Now that the holidays are upon us, it is a good time to consider what hospitality looks like in a Chinese context. This article from the ChinaSource archives moves us in the direction of better understanding Chinese hospitality.
Towards a Chinese Hospitality
When my husband and I were a young married couple living in the US, our default method for making friends, deepening friendships, and reaching out was to invite people to our home for a meal. I loved cooking and making our little apartment cozy and welcoming, and both of us loved being around people. We hosted intimate gatherings with gourmet food, holiday feasts, and birthday parties. In North America, hospitality is a powerful ministry tool; people love being invited to others’ homes for meals and parties, and many Christian families work hard to make their homes a haven, a place where the world can see a glimpse of Christ’s love.

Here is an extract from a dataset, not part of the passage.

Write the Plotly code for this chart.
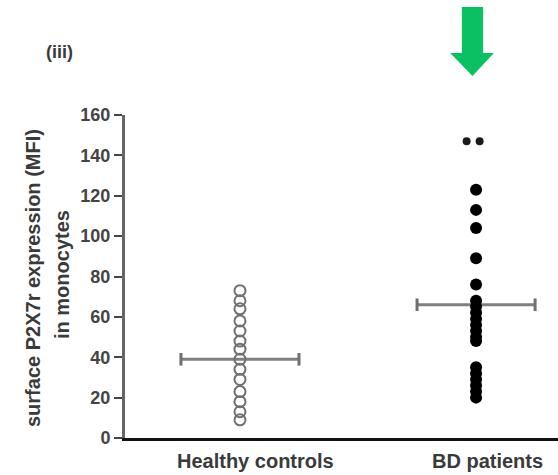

When we were anticipating our move to China as a young family, we had no idea what our ministry and friendships would look like once we arrived. We came as learners and sought to observe how locals built relationships before we jumped in too deeply. However, I fully assumed that hospitality—as defined by inviting people to our home for meals—would play a big role in our ministry.
In our previous exposure to Chinese people, we had seen how important a role meals play in their culture. I imagined that as we made friends, we would be invited to their homes for meals, and that we would then reciprocate with an invitation to our home.
However, perhaps not surprisingly, living in China has redefined hospitality for me. While we have hosted our share of parties and meals with friends, we noticed early on as we observed the culture that Chinese did not default to inviting us to their homes for a meal. We have received a few invitations, and we have been in our friends’ homes, but meals with our friends more frequently take place in restaurants. In fact, most of our relationships take place outside of any home.
Most homes in China are small, and Chinese traditionally do not put a lot of effort into decorating their homes to perfection. Home is a place to eat, sleep, and gather with your family, but hanging out with your friends, playing with your kids, having fun—these things take place outside the home, in public. Backyards are rare, but children play in the grounds of the apartment complex. Parties hosted at home are rare, but restaurants and KTV establishments are thoroughly equipped for large celebrations. Private gardens are rare, but public gardens and parks dot the landscape everywhere. Recreation, celebration, relationships—these happen in public, in community, in groups, rather than in a private home.
So where has this left me, as someone who sees hospitality as a gifting but who also wants to see the gospel take root and spread in this culture? We could easily continue inviting our Chinese friends to our home. They do seem to enjoy it, and it’s certainly more convenient for us with young kids who have early bedtimes. We know of many foreigners living here who have successfully used this kind of hospitality as an integral part of their ministry.
But the longer we live here, the less we have found ourselves defaulting to these invitations. Jesus left his world, his culture, to live with us, to be where we are. So we seek to leave our culture to be where our friends are. We take our kids to play in the playground of our apartment complex. We invite our friends to restaurants for meals, or to join us on different outings. And, perhaps most importantly, we allow them to reciprocate the invitations. And yes, on occasion they come to our home and we go to theirs. But this kind of hospitality is no longer one of the cornerstones of our relationship building.
I can’t say I don’t miss having groups in my home. In the first year or two of living in China, I really struggled with the adjustment. Friendships would be so much easier if they could be on my terms, if people would come to me. I can’t say I don’t still struggle, especially during those evenings out with friends when their desire to sit around and chat for hours over a meal means our kids are out much past their bedtimes and everyone is tired and grumpy. These moments, when this routine-loving mother has to give up all control of the schedule, are perhaps the most difficult tests of my love.
But if Chinese are ever to see the gospel as an insider movement rather than as a Western idea, it needs to come to them looking, sounding, smelling, tasting, and feeling essentially Chinese. Sure, we could (and have) invite a group to our home for Thanksgiving and share with them our American and even Christian traditions, but we have wondered if such an occasion, though enjoyable to everyone, actually serves to strengthen the commonly-held notion that Biblical truth is in fact inextricable from Western culture. Would Christ’s love be felt more fully if we instead spent the day with them watching Dragon Boat races during the Dragon Boat Festival, or learned to wrap jiaozi with them over Chinese New Year? Perhaps.
With no clear answers to these questions, we try to default to the path of self-sacrifice. When we find ourselves moving toward the familiar, we stop and ask ourselves if we are being motivated by a desire for what’s convenient rather than by sacrificial love. And we remember that every time we sacrifice what is comfortable and familiar to us for the sake of the gospel, we have the high privilege of reflecting and imitating Christ in a small way. And what could be more worth the sacrifice?